John Paul Derryberry

There is nothing like the rush of anger—the adrenaline pumping through your system as you right this wrong of your life. The feeling you have of clarity within your moments of fear to lash out, show your vicious teeth, and inform the world you mean business. It feels powerful, it feels like control over an uncomfortable situation, and it has the appearance of problem-solving. There is a reason so many, if the mythical force from the Star War movies did exist, would be tempted by it.  Fear leads to anger, anger leads to hate, and hate leads to suffering is how Yoda explained it all those years ago. 

The problem of basing solutions on fear and anger is our inability to process information during those moments.  If a black man with his hood up scares you, your brain starts telling your body to send blood to the parts of your body that scream, you're in danger. Do that enough and that fear leads to racism, all over an article of clothing and skin pigment. Racism is anger and hate, no matter what the racist person says it is, no matter if they don't spell out the n-word but just apply it. 

The best example is when anybody tweets about the suburbs being overrun by lawless thugs. It's pure anger at protests that scare them. Since we can't control the demonstrations, we lash out in anger. We don't understand, so we are angry. We want it to go away, so we are mad. We tweet into the void to gain control instead of doing the work needed to calm the situation down and produce the change that is necessary to include everyone in the American dream. It feels like something, but it really is just spinning in circles. Just like anger is never about the moment it arose in you. It's always about something else, some unmet need in your life. 

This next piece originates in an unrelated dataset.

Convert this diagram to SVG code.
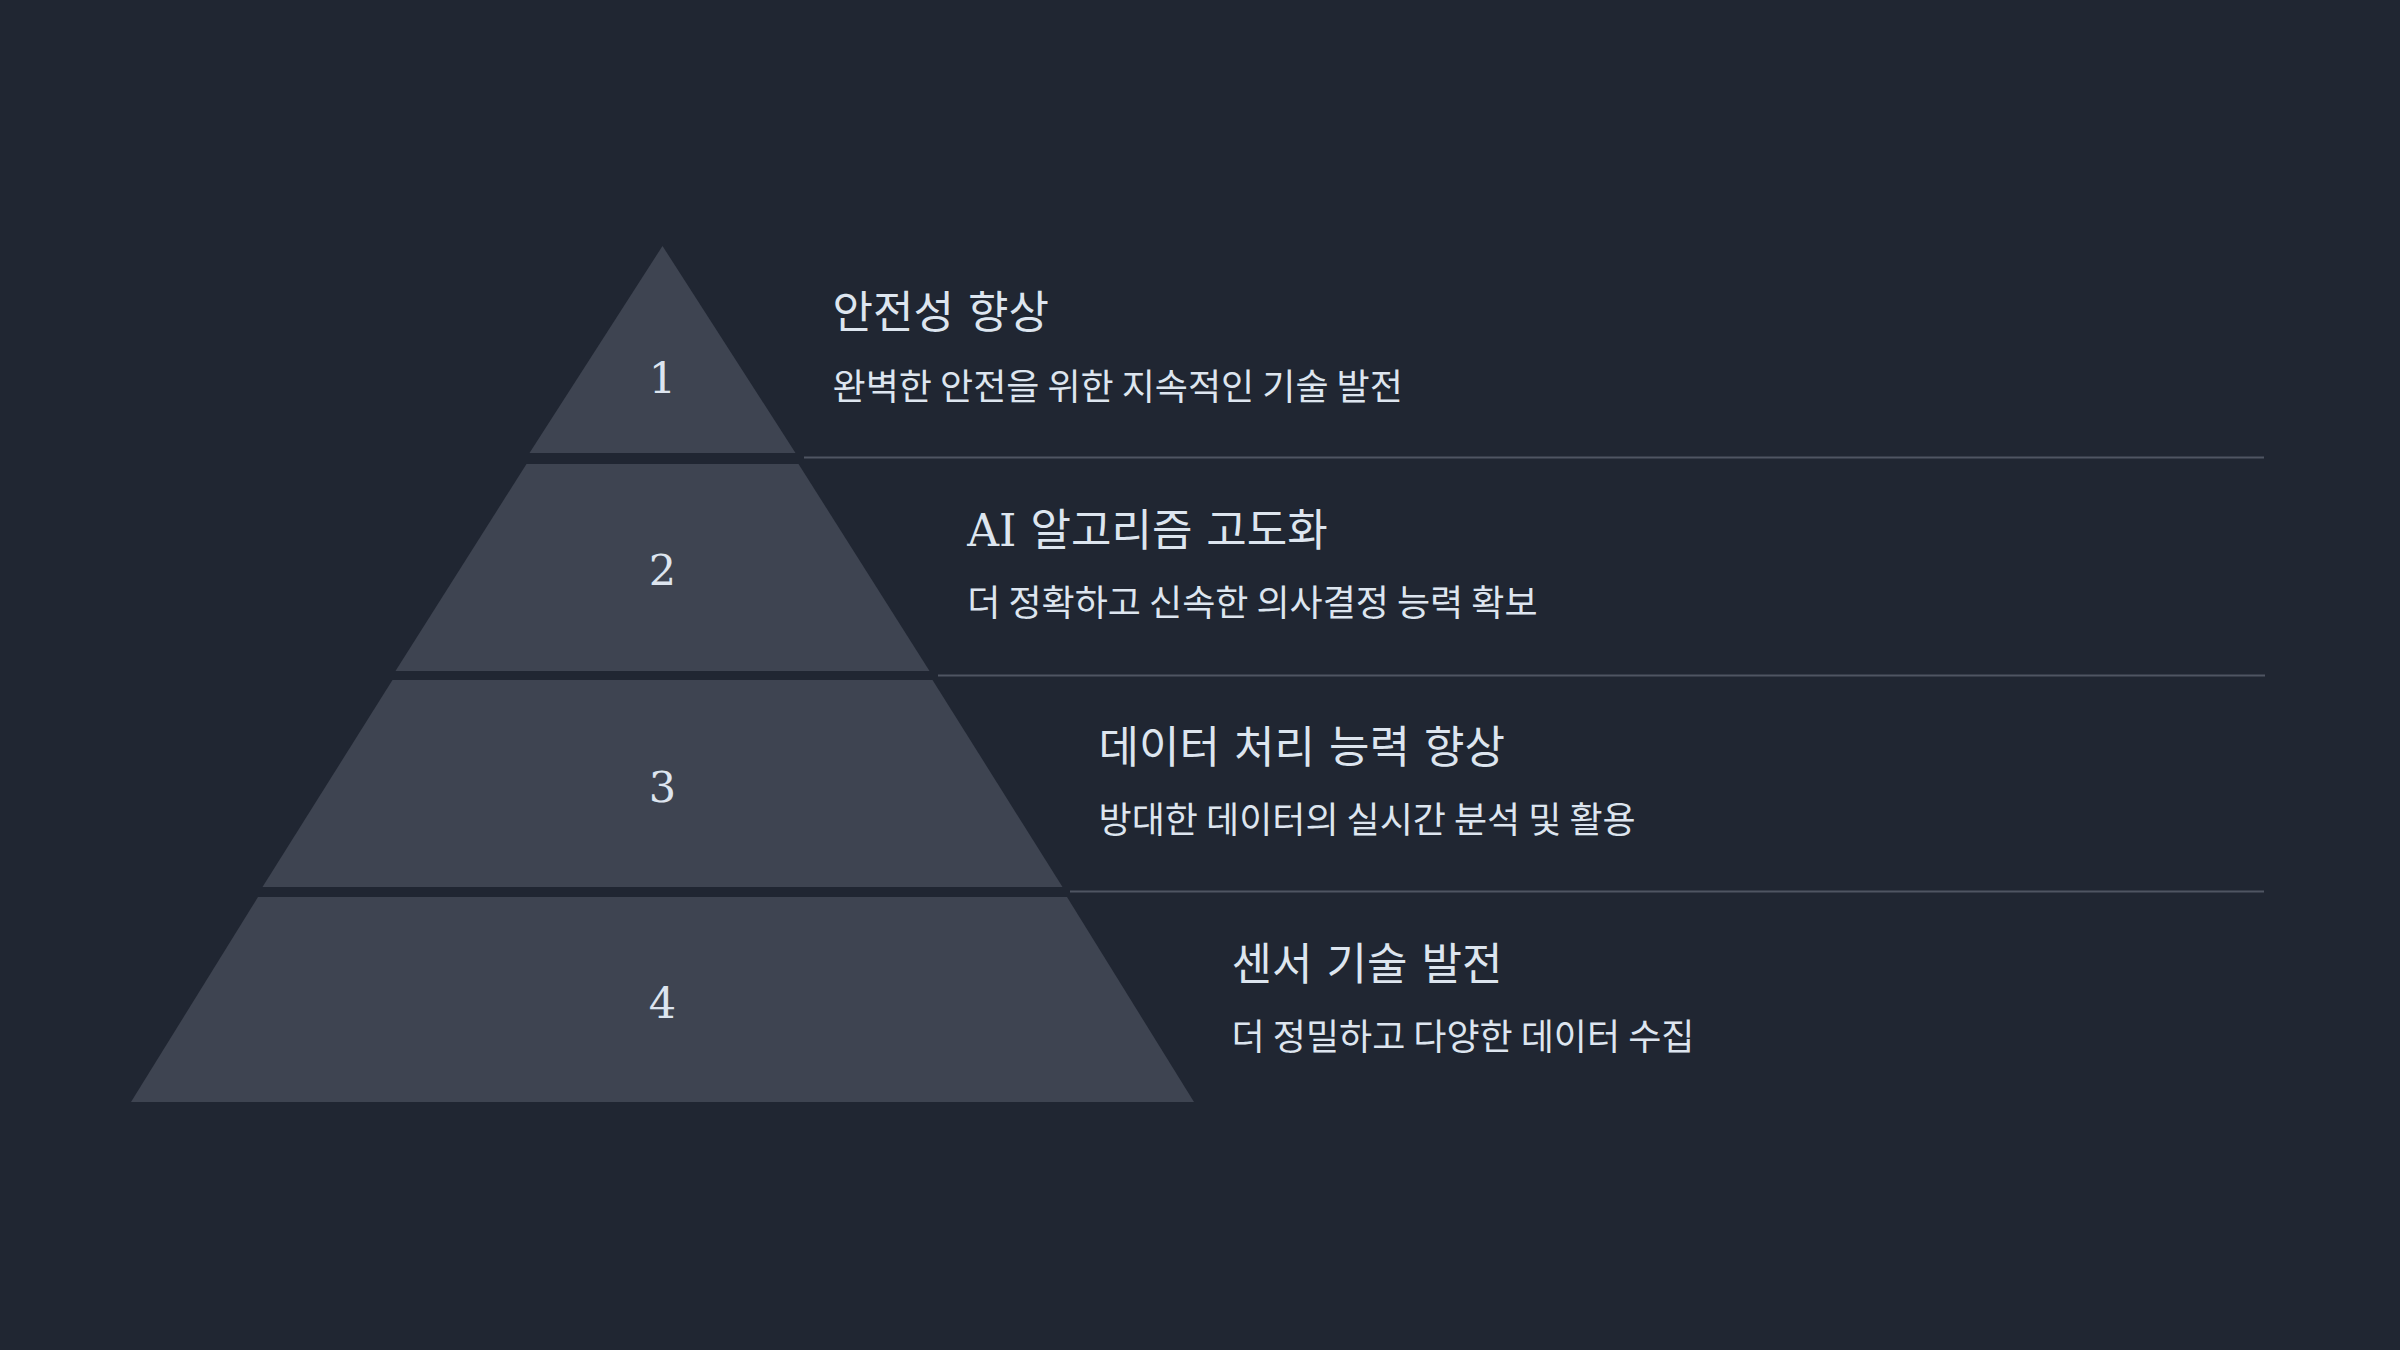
<svg xmlns="http://www.w3.org/2000/svg" width="2400" height="1350" viewBox="0 0 2400 1350">
  <style>
    .tier { fill: #3e4451; }
    .num { font-family: "DejaVu Serif", "Liberation Serif", serif; font-size: 43px; fill: #dde5ef; text-anchor: middle; }
    .title { font-family: "DejaVu Serif", "Noto Sans CJK KR", sans-serif; font-size: 44px; fill: #dde5ef; }
    .desc { font-family: "Noto Sans CJK KR", sans-serif; font-size: 36px; fill: #dde5ef; }
    .sep { stroke: #4f5562; stroke-width: 2; }
  </style>
  <rect x="0" y="0" width="2400" height="1350" fill="#202632"/>
  <g id="connectors">
    <line class="sep" x1="804" y1="457.5" x2="2264" y2="457.5"/>
    <line class="sep" x1="938" y1="675.5" x2="2265" y2="675.5"/>
    <line class="sep" x1="1070" y1="891.5" x2="2264" y2="891.5"/>
  </g>
  <g id="tier1">
    <polygon class="tier" points="662.5,246 795.5,453 529.5,453"/>
    <text class="num" x="662.5" y="393">1</text>
    <text class="title" x="832.6" y="328">안전성 향상</text>
    <text class="desc" x="832.6" y="400">완벽한 안전을 위한 지속적인 기술 발전</text>
  </g>
  <g id="tier2">
    <polygon class="tier" points="526.5,464 798.5,464 929.5,671 395.5,671"/>
    <text class="num" x="662.5" y="585">2</text>
    <text class="title" x="967.3" y="546">AI 알고리즘 고도화</text>
    <text class="desc" x="967.3" y="616">더 정확하고 신속한 의사결정 능력 확보</text>
  </g>
  <g id="tier3">
    <polygon class="tier" points="392.5,680 932.5,680 1062.5,887 262.5,887"/>
    <text class="num" x="662.5" y="802">3</text>
    <text class="title" x="1098.6" y="763">데이터 처리 능력 향상</text>
    <text class="desc" x="1098.6" y="833">방대한 데이터의 실시간 분석 및 활용</text>
  </g>
  <g id="tier4">
    <polygon class="tier" points="258,897 1067,897 1194,1102 131,1102"/>
    <text class="num" x="662.5" y="1018">4</text>
    <text class="title" x="1231.6" y="980">센서 기술 발전</text>
    <text class="desc" x="1231.6" y="1050">더 정밀하고 다양한 데이터 수집</text>
  </g>
</svg>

The downside of anger is eventually viewing everything through this prism. It is looking at someone you disagree with as attacking you. It is seeing someone who points out a false narrative with facts in your arguments as an agent of the devil. It rots from the inside out, where you no longer think about what's in your best interest but about how to inflict pain on your neighbors. It's about revenge. It's about changing the rules so you are always right, hoping that one day, if you win enough, you won't be angry anymore.  But that's not the way anger works. It is never enough. There is always another slight to be avenged, another naysayer to be destroyed. Until you look around one day and realize that the world you tried to build through your anger is the world you were trying to avoid to begin with.